Without realizing she had planned it, she swung off the motorway at the next exit, indicating at the last possible moment, and then took several turnings at random. They took her deep into the heart of completely unknown countryside and into a bewilderment of lanes, out of which she would probably never find her way, so it really would be Beachy Head by way of Birmingham. But getting lost would be worth it if it proved to her stupid neurotic imagination that no one was following her.

It would prove it, of course. The man who had once driven a dark blue car–the man who had ruined her life–could not possibly be tailing her along these quiet roads. He was dead, and had been dead for more than five years. There could not possibly be any mistake about it. And she did not believe in ghosts–at least, she did not believe in ghosts who took to the road in blue hatchbacks, and whizzed along England’s motorways in pursuit of their prey.

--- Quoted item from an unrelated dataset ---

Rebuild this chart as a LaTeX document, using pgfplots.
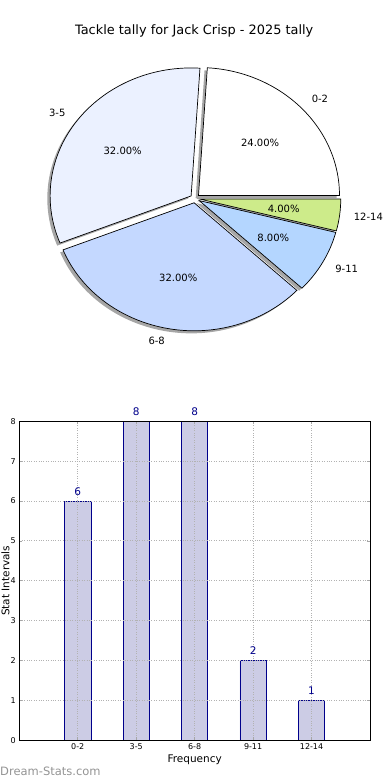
\documentclass[border=0pt]{standalone}
\usepackage{fontspec}
\setmainfont{DejaVu Sans}
\usepackage{pgfplots}
\usepackage{pgfplotstable}
\pgfplotsset{compat=1.18}
\definecolor{pieA}{HTML}{FFFFFF}
\definecolor{pieB}{HTML}{EBF1FF}
\definecolor{pieC}{HTML}{C4D8FF}
\definecolor{pieD}{HTML}{B4D6FF}
\definecolor{pieE}{HTML}{CDEB8A}
\definecolor{barfill}{HTML}{CCCCE5}
\definecolor{navyc}{HTML}{00008B}
\begin{document}
\begin{tikzpicture}
\pgfplotstableread{
label value color
0-2 6 pieA
3-5 8 pieB
6-8 8 pieC
9-11 2 pieD
12-14 1 pieE
}\tallydata
\path[use as bounding box] (0pt,0pt) rectangle (390pt,780pt);
\node[font=\fontsize{12.9}{15}\selectfont, anchor=base, inner sep=0pt] at (194.2pt,745.7pt) {Tackle tally for Jack Crisp - 2025 tally};

% ---------- pie ----------
\begin{axis}[at={(11.7pt,415.1pt)}, anchor=south west, x=141pt, y=128pt,
  xmin=-1.3, xmax=1.3, ymin=-1.3, ymax=1.3, hide axis, clip=false]
\addplot[draw=none] coordinates {(0,0)};
\pgfplotsextra{%
  \def\ex{0.034}%
  \pgfplotstablegetrowsof{\tallydata}%
  \pgfmathtruncatemacro\lastrow{\pgfplotsretval-1}%
  \gdef\tot{0}%
  \foreach \i in {0,...,\lastrow}{%
    \pgfplotstablegetelem{\i}{value}\of\tallydata
    \pgfmathsetmacro\tmpsum{\tot+\pgfplotsretval}\xdef\tot{\tmpsum}}%
  % shadows
  \gdef\cum{0}%
  \foreach \i in {0,...,\lastrow}{%
    \pgfplotstablegetelem{\i}{value}\of\tallydata
    \pgfmathsetmacro\angA{\cum}%
    \pgfmathsetmacro\angB{\cum+360*\pgfplotsretval/\tot}%
    \pgfmathsetmacro\angM{(\angA+\angB)/2}%
    \pgfmathsetmacro\ox{\ex*cos(\angM)-0.02}%
    \pgfmathsetmacro\oy{\ex*sin(\angM)-0.02}%
    \fill[black,opacity=0.35] (axis cs:\ox,\oy) -- (axis cs:{\ox+cos(\angA)},{\oy+sin(\angA)})
      arc[start angle=\angA,end angle=\angB,x radius=141pt,y radius=128pt] -- cycle;
    \xdef\cum{\angB}}%
  % wedges and labels
  \gdef\cum{0}%
  \foreach \i in {0,...,\lastrow}{%
    \pgfplotstablegetelem{\i}{value}\of\tallydata
    \pgfmathsetmacro\val{\pgfplotsretval}%
    \pgfplotstablegetelem{\i}{color}\of\tallydata
    \edef\col{\pgfplotsretval}%
    \pgfplotstablegetelem{\i}{label}\of\tallydata
    \edef\lab{\pgfplotsretval}%
    \pgfmathsetmacro\angA{\cum}%
    \pgfmathsetmacro\angB{\cum+360*\val/\tot}%
    \pgfmathsetmacro\angM{(\angA+\angB)/2}%
    \pgfmathsetmacro\ox{\ex*cos(\angM)}%
    \pgfmathsetmacro\oy{\ex*sin(\angM)}%
    \fill[fill=\col, draw=black, line width=0.7pt] (axis cs:\ox,\oy) -- (axis cs:{\ox+cos(\angA)},{\oy+sin(\angA)})
      arc[start angle=\angA,end angle=\angB,x radius=141pt,y radius=128pt] -- cycle;
    \pgfmathtruncatemacro\isright{cos(\angM)>0}%
    \ifnum\isright=1 \def\anc{west}\else\def\anc{east}\fi
    \pgfmathsetmacro\pct{100*\val/\tot}%
    \node[anchor=\anc, inner sep=0pt, font=\fontsize{10}{12}\selectfont] at (axis cs:{(1.1+\ex)*cos(\angM)},{(1.1+\ex)*sin(\angM)}) {\lab};
    \node[anchor=center, inner sep=0pt, font=\fontsize{10}{12}\selectfont] at (axis cs:{(0.6+\ex)*cos(\angM)},{(0.6+\ex)*sin(\angM)})
      {\pgfmathprintnumber[fixed,fixed zerofill,precision=2,assume math mode=true]{\pct}\%};
    \xdef\cum{\angB}}%
}
\end{axis}

% ---------- bars ----------
\begin{axis}[at={(19.3pt,39.7pt)}, anchor=south west, scale only axis,
  width=350.7pt, height=319pt,
  xmin=-1, xmax=5, ymin=0, ymax=8,
  xtick={0,...,4}, xticklabels from table={\tallydata}{label},
  ytick={0,...,8},
  /pgf/number format/assume math mode=true,
  ticklabel style={font=\fontsize{8}{9}\selectfont},
  grid=major, grid style={gray!60, dotted, line width=0.9pt},
  tick align=inside, major tick length=3pt, tick style={gray!70, line width=0.8pt},
  axis line style={line width=0.9pt},
  axis on top, clip=false,
  xlabel={Frequency},
  xlabel style={font=\fontsize{10.5}{12}\selectfont, at={(axis description cs:0.5,0)}, anchor=base, yshift=-22.7pt},
  ylabel={Stat Intervals},
  ylabel style={font=\fontsize{10.5}{12}\selectfont, at={(axis description cs:-0.028,0.5)}, anchor=base, rotate=0},
  nodes near coords,
  nodes near coords style={font=\fontsize{10.5}{12}\selectfont, text=navyc, inner sep=0pt, anchor=south, yshift=5.3pt},
]
\addplot[ybar, bar width=0.45, fill=barfill, draw=navyc, line width=0.8pt] table[x expr=\coordindex, y=value]{\tallydata};
\end{axis}

\node[anchor=base west, inner sep=0pt, text=black!42, font=\fontsize{11.5}{13}\selectfont] at (0pt,5pt) {Dream-Stats.com};
\end{tikzpicture}
\end{document}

She glanced in the driving mirror again, fully prepared to see a clear stretch of road behind her, and panic gripped her. The car was still there–still keeping well back, but definitely there. Was it the same car? Yes, she thought it was. She briefly considered pulling onto the grass verge and seeing what happened. Would the driver go straight past? (Giving some kind of sinister, you-are-marked-for-death signal as he went…? Oh, don’t be ridiculous!)

Still, if he did drive past she could try to see his face. Yes, but what if there wasn’t a face at all? What if there was only something out of a late-night, slash-and-gore film? A grinning skull, a corpse-face?

 

It had not been a corpse-face that first night in the tiny recovery room off A&E. It had been an attractive, although rather weak face, young and desperately unhappy. Antonia could still remember how the unhappiness had filled the small room, and how the young man in the bed had shrugged away from the doctors in the classic but always heart-breaking gesture of repudiation. Face turned to the wall in the silent signal that said, I don’t want to be part of this painful world any longer. At first he had turned away from Antonia, who had been the on-call psychiatrist that night. She had been dozing in the duty room on the first floor when her pager went, and she had paused long enough to dash cold water onto her face, slip into her shoes and pull on a sweater before going quickly through the corridors of the hospital.